The spending allowed Sebelius to air 10 television spots portraying herself as a strong leader. She entered the final week of her re-election campaign with a commanding TV and radio presence.
Her campaign began airing two new commercials statewide Tuesday, bringing the total to 10 for the campaign.
A 60-second spot - her longest of the campaign - has soothing music and images of Kansans with text saying, among other things, "Living up to her promise to help move Kansas forward."
The other, 30-second spot, features many of the same images, with a narrator saying, "You can see it, all around you. Kansas is moving forward."
"It demonstrates the power of television in modern American politics, especially in statewide races," said Bob Beatty, a Washburn University political scientist. "You have to reach those people who are not connected to public affairs but who are still going to vote. Despite the Internet and everything else, that's still television."
Sebelius was able to outstrip Barnett in broadcast advertising because she raised a record $5.18 million for her campaign, starting in 2005, compared with less than $1.19 million for Barnett. Her first TV ads began airing before the Aug. 1 primary.
Barnett spent $434,000 on radio and TV advertising from July 21 through Oct. 26, the period covered by the last campaign finance report filed with the secretary of state's office.
Barnett, a senator from Emporia, has chided Sebelius repeatedly for using "slick" TV commercials to get her message across, suggesting she's exaggerating the strength of the state's economic recovery since the Sept. 11, 2001, terror attacks.
Using federal statistics, he contends the state is lagging too far behind its neighbors and the rest of the nation.
Barnett spokesman Rodger Woods said Sebelius must "convince Kansans that the reality is different from what they're seeing in their checkbooks and pay stubs."
"The fundraising and the television commercials don't come as a surprise," Woods said. "Her lack of leadership - she has to make that up with television."
Sebelius' last campaign finance report says she paid a production company about $74,000 and the remaining $3.7 million buying air time.
"It takes a lot of money to reach out with the governor's message," said Sebelius spokeswoman Nicole Corcoran. "The themes in our ads have been pretty consistent, talking about economy, job growth, leadership on schools, respect for our military and the governor's efforts to move Kansas forward."
Independent polling showed Sebelius with a comfortable lead and she has picked up most newspapers' endorsements.
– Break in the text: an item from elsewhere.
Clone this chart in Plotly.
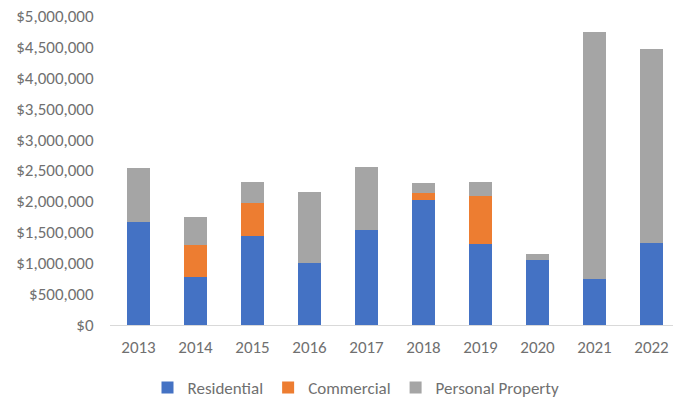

The Garden City Telegram joined the list Monday, saying she offered "reasonable strategies" for dealing with issues.
"Kansas needs a leader who will put the interest of all the state's residents above partisan politics," its editorial said. "Sebelius is such a leader."
Besides enjoying a huge advantage in fundraising, Sebelius also received help from the state Democratic Party and committees associated with it.
The party donated nearly $60,000 worth of staffing services, and two committees contributed nearly $36,000 worth of research.